[Aim]:
Leave out every picture, then transcribe the rest of the listing exactly.

[Available data]:

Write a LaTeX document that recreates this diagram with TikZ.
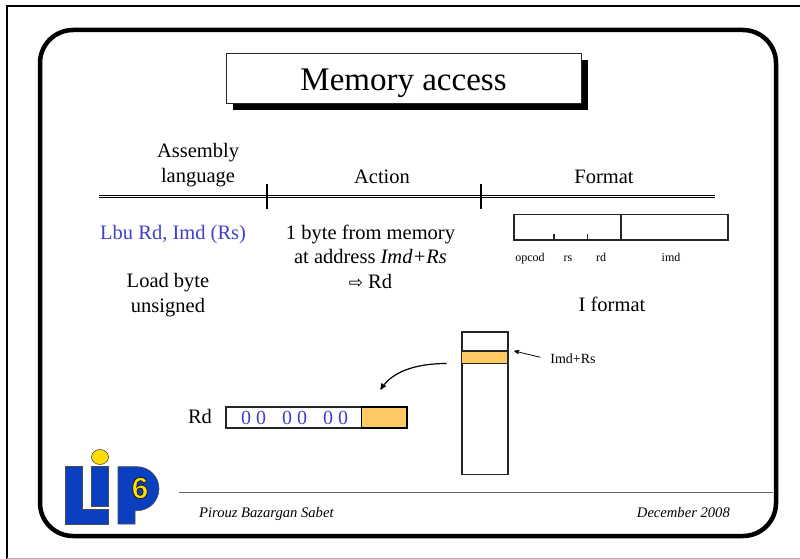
\documentclass[tikz,border=0pt]{standalone}
\usepackage{fontspec}
\setmainfont{Liberation Serif}
\newfontfamily\symfont{DejaVu Sans}
\newfontfamily\logofont{Liberation Sans}
\usepackage{xcolor}
\definecolor{lipblue}{rgb}{0.04, 0.25, 0.75}
\definecolor{lipyellow}{rgb}{1.00, 0.87, 0.00}
\definecolor{cellfill}{rgb}{1.00, 0.79, 0.39}
\definecolor{instr}{rgb}{0.25, 0.25, 0.80}
\usetikzlibrary{calc,arrows}

\begin{document}
\begin{tikzpicture}[x=1pt,y=-1pt,
    txt/.style={font=\fontsize{20.5}{24.5}\selectfont,inner sep=0pt,anchor=base,align=center},
    tiny/.style={font=\fontsize{12}{14}\selectfont,inner sep=0pt,anchor=base},
    foot/.style={font=\fontsize{14.6}{16}\selectfont\itshape,inner sep=0pt,anchor=base},
    box/.style={draw=black!85,line width=1.6pt,inner sep=0pt,outer sep=0pt,anchor=north west},
    logo/.style={fill=lipblue,draw=black!70,line width=0.6pt}]
  \useasboundingbox (0,0) rectangle (800,559);
  \fill[white] (0,0) rectangle (800,559);

  % outer frame
  \draw[black,line width=2pt] (6.5,559) -- (6.5,6.5) -- (800,6.5);
  \draw[black!30,line width=1pt] (6.5,558) -- (800,558);
  \draw[black,line width=4.5pt,rounded corners=33pt] (40,30) rectangle (776,536);

  % title
  \fill[black] (233,60) rectangle (588,110);
  \node[draw=black!85,fill=white,line width=1pt,inner sep=0pt,outer sep=0pt,minimum width=355pt,minimum height=50pt,
    anchor=north west] (title) at (226.5,54) {};
  \node[font=\fontsize{33}{36}\selectfont,inner sep=0pt,anchor=base] (titletxt) at (403.5,91) {Memory access};

  % table head
  \node[txt] (asm) at (198,182) {Assembly\\language};
  \node[txt] (act) at (382,183) {Action};
  \node[txt] (fmt) at (604,183) {Format};
  \draw[black,line width=0.8pt] (99,195.5) -- (715,195.5);
  \draw[black,line width=0.8pt] (99,197.5) -- (715,197.5);
  \draw[black,line width=2pt] (266.5,184) -- (266.5,209);
  \draw[black,line width=2pt] (480.5,184) -- (480.5,209);

  % instruction
  \node[txt,text=instr,anchor=base west] (lbu) at (100,239) {Lbu Rd, Imd (Rs)};
  \node[txt] (load) at (168,312) {Load byte\\unsigned};
  \node[txt] (desc) at (370.5,288) {1 byte from memory\\at address \textit{Imd+Rs}\\{\symfont\fontsize{17}{15}\selectfont ⇨} Rd};

  % format
  \node[box,minimum width=214pt,minimum height=25.5pt] (word) at (514,214.5) {};
  \draw[black!85,line width=1.6pt] (621,214.5) -- (621,240);
  \draw[black!85,line width=1.2pt] (554,234) -- (554,240);
  \draw[black!85,line width=1.2pt] (587.5,234) -- (587.5,240);
  \node[tiny] (opcod) at (530,261) {opcod};
  \node[tiny] (rs) at (568,261) {rs};
  \node[tiny] (rd) at (601,261) {rd};
  \node[tiny] (imd) at (671,261) {imd};
  \node[txt] (ifmt) at (612,311) {I format};

  % memory
  \node[box,minimum width=46pt,minimum height=142.5pt] (mem) at (461.7,332) {};
  \node[box,fill=cellfill,minimum width=46pt,minimum height=12.5pt,line width=1.1pt] (cell) at (461.7,351) {};
  \node[font=\fontsize{14}{16}\selectfont,inner sep=0pt,anchor=base] (imdrs) at (573,363) {Imd+Rs};
  \coordinate (imdrsout) at ($(imdrs.west)+(-10,-1)$);
  \coordinate (cellout) at ($(cell.north east)+(6.5,0)$);
  \draw[-stealth',line width=0.8pt] (imdrsout) -- (cellout);

  % register
  \node[txt,anchor=base] (rdname) at (200,423) {Rd};
  \node[box,minimum width=181pt,minimum height=21.3pt] (reg) at (226,406.7) {};
  \node[box,draw=black,fill=cellfill,minimum width=45.5pt,minimum height=21.3pt] (byte) at (361.5,406.7) {};
  \node[font=\fontsize{20}{22}\selectfont,text=instr,inner sep=0pt,anchor=base] (zeros) at (294.5,424) {0 0\hspace{16pt}0 0\hspace{16pt}0 0};
  \coordinate (cellleft) at ($(cell.south west)+(-15,0)$);
  \coordinate (byteup) at ($(byte.north west)+(19,-17)$);
  \draw[-stealth',line width=1.2pt] (cellleft) .. controls (415,363.5) and (392,372) .. (byteup);

  % footer
  \draw[black!60,line width=1pt] (179,492.5) -- (773,492.5);
  \node[foot,anchor=base west] (author) at (199,517) {Pirouz Bazargan Sabet};
  \node[foot,anchor=base east] (date) at (730,517) {December 2008};

  % logo
  \draw[logo] (65,466.7) -- (82,466.7) -- (82,509.3) -- (108,509.3) -- (108,524) -- (65,524) -- cycle;
  \draw[logo] (91.7,466.7) rectangle (108.7,506);
  \draw[draw=black!70,fill=lipyellow,line width=0.6pt] (100,457) ellipse (8.5 and 7.5);
  \draw[logo] (118,466.7) -- (137,466.7) arc (-90:90:22) -- (135,510.7) -- (135,524) -- (118,524) -- cycle;
  \node[font=\fontsize{30}{30}\selectfont\logofont\bfseries,text=lipyellow,inner sep=0pt] (six) at (140,488)
    {\special{pdf:code q 2 Tr 0.8 w 0.1 G}6\special{pdf:code 0 Tr Q}};
\end{tikzpicture}
\end{document}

[Finished task]:
Write a LaTeX document that recreates this diagram with TikZ.
\documentclass[tikz,border=0pt]{standalone}
\usepackage{fontspec}
\setmainfont{Liberation Serif}
\newfontfamily\symfont{DejaVu Sans}
\newfontfamily\logofont{Liberation Sans}
\usepackage{xcolor}
\definecolor{lipblue}{rgb}{0.04, 0.25, 0.75}
\definecolor{lipyellow}{rgb}{1.00, 0.87, 0.00}
\definecolor{cellfill}{rgb}{1.00, 0.79, 0.39}
\definecolor{instr}{rgb}{0.25, 0.25, 0.80}
\usetikzlibrary{calc,arrows}

\begin{document}
\begin{tikzpicture}[x=1pt,y=-1pt,
    txt/.style={font=\fontsize{20.5}{24.5}\selectfont,inner sep=0pt,anchor=base,align=center},
    tiny/.style={font=\fontsize{12}{14}\selectfont,inner sep=0pt,anchor=base},
    foot/.style={font=\fontsize{14.6}{16}\selectfont\itshape,inner sep=0pt,anchor=base},
    box/.style={draw=black!85,line width=1.6pt,inner sep=0pt,outer sep=0pt,anchor=north west},
    logo/.style={fill=lipblue,draw=black!70,line width=0.6pt}]
  \useasboundingbox (0,0) rectangle (800,559);
  \fill[white] (0,0) rectangle (800,559);

  % outer frame
  \draw[black,line width=2pt] (6.5,559) -- (6.5,6.5) -- (800,6.5);
  \draw[black!30,line width=1pt] (6.5,558) -- (800,558);
  \draw[black,line width=4.5pt,rounded corners=33pt] (40,30) rectangle (776,536);

  % title
  \fill[black] (233,60) rectangle (588,110);
  \node[draw=black!85,fill=white,line width=1pt,inner sep=0pt,outer sep=0pt,minimum width=355pt,minimum height=50pt,
    anchor=north west] (title) at (226.5,54) {};
  \node[font=\fontsize{33}{36}\selectfont,inner sep=0pt,anchor=base] (titletxt) at (403.5,91) {Memory access};

  % table head
  \node[txt] (asm) at (198,182) {Assembly\\language};
  \node[txt] (act) at (382,183) {Action};
  \node[txt] (fmt) at (604,183) {Format};
  \draw[black,line width=0.8pt] (99,195.5) -- (715,195.5);
  \draw[black,line width=0.8pt] (99,197.5) -- (715,197.5);
  \draw[black,line width=2pt] (266.5,184) -- (266.5,209);
  \draw[black,line width=2pt] (480.5,184) -- (480.5,209);

  % instruction
  \node[txt,text=instr,anchor=base west] (lbu) at (100,239) {Lbu Rd, Imd (Rs)};
  \node[txt] (load) at (168,312) {Load byte\\unsigned};
  \node[txt] (desc) at (370.5,288) {1 byte from memory\\at address \textit{Imd+Rs}\\{\symfont\fontsize{17}{15}\selectfont ⇨} Rd};

  % format
  \node[box,minimum width=214pt,minimum height=25.5pt] (word) at (514,214.5) {};
  \draw[black!85,line width=1.6pt] (621,214.5) -- (621,240);
  \draw[black!85,line width=1.2pt] (554,234) -- (554,240);
  \draw[black!85,line width=1.2pt] (587.5,234) -- (587.5,240);
  \node[tiny] (opcod) at (530,261) {opcod};
  \node[tiny] (rs) at (568,261) {rs};
  \node[tiny] (rd) at (601,261) {rd};
  \node[tiny] (imd) at (671,261) {imd};
  \node[txt] (ifmt) at (612,311) {I format};

  % memory
  \node[box,minimum width=46pt,minimum height=142.5pt] (mem) at (461.7,332) {};
  \node[box,fill=cellfill,minimum width=46pt,minimum height=12.5pt,line width=1.1pt] (cell) at (461.7,351) {};
  \node[font=\fontsize{14}{16}\selectfont,inner sep=0pt,anchor=base] (imdrs) at (573,363) {Imd+Rs};
  \coordinate (imdrsout) at ($(imdrs.west)+(-10,-1)$);
  \coordinate (cellout) at ($(cell.north east)+(6.5,0)$);
  \draw[-stealth',line width=0.8pt] (imdrsout) -- (cellout);

  % register
  \node[txt,anchor=base] (rdname) at (200,423) {Rd};
  \node[box,minimum width=181pt,minimum height=21.3pt] (reg) at (226,406.7) {};
  \node[box,draw=black,fill=cellfill,minimum width=45.5pt,minimum height=21.3pt] (byte) at (361.5,406.7) {};
  \node[font=\fontsize{20}{22}\selectfont,text=instr,inner sep=0pt,anchor=base] (zeros) at (294.5,424) {0 0\hspace{16pt}0 0\hspace{16pt}0 0};
  \coordinate (cellleft) at ($(cell.south west)+(-15,0)$);
  \coordinate (byteup) at ($(byte.north west)+(19,-17)$);
  \draw[-stealth',line width=1.2pt] (cellleft) .. controls (415,363.5) and (392,372) .. (byteup);

  % footer
  \draw[black!60,line width=1pt] (179,492.5) -- (773,492.5);
  \node[foot,anchor=base west] (author) at (199,517) {Pirouz Bazargan Sabet};
  \node[foot,anchor=base east] (date) at (730,517) {December 2008};

  % logo
  \draw[logo] (65,466.7) -- (82,466.7) -- (82,509.3) -- (108,509.3) -- (108,524) -- (65,524) -- cycle;
  \draw[logo] (91.7,466.7) rectangle (108.7,506);
  \draw[draw=black!70,fill=lipyellow,line width=0.6pt] (100,457) ellipse (8.5 and 7.5);
  \draw[logo] (118,466.7) -- (137,466.7) arc (-90:90:22) -- (135,510.7) -- (135,524) -- (118,524) -- cycle;
  \node[font=\fontsize{30}{30}\selectfont\logofont\bfseries,text=lipyellow,inner sep=0pt] (six) at (140,488)
    {\special{pdf:code q 2 Tr 0.8 w 0.1 G}6\special{pdf:code 0 Tr Q}};
\end{tikzpicture}
\end{document}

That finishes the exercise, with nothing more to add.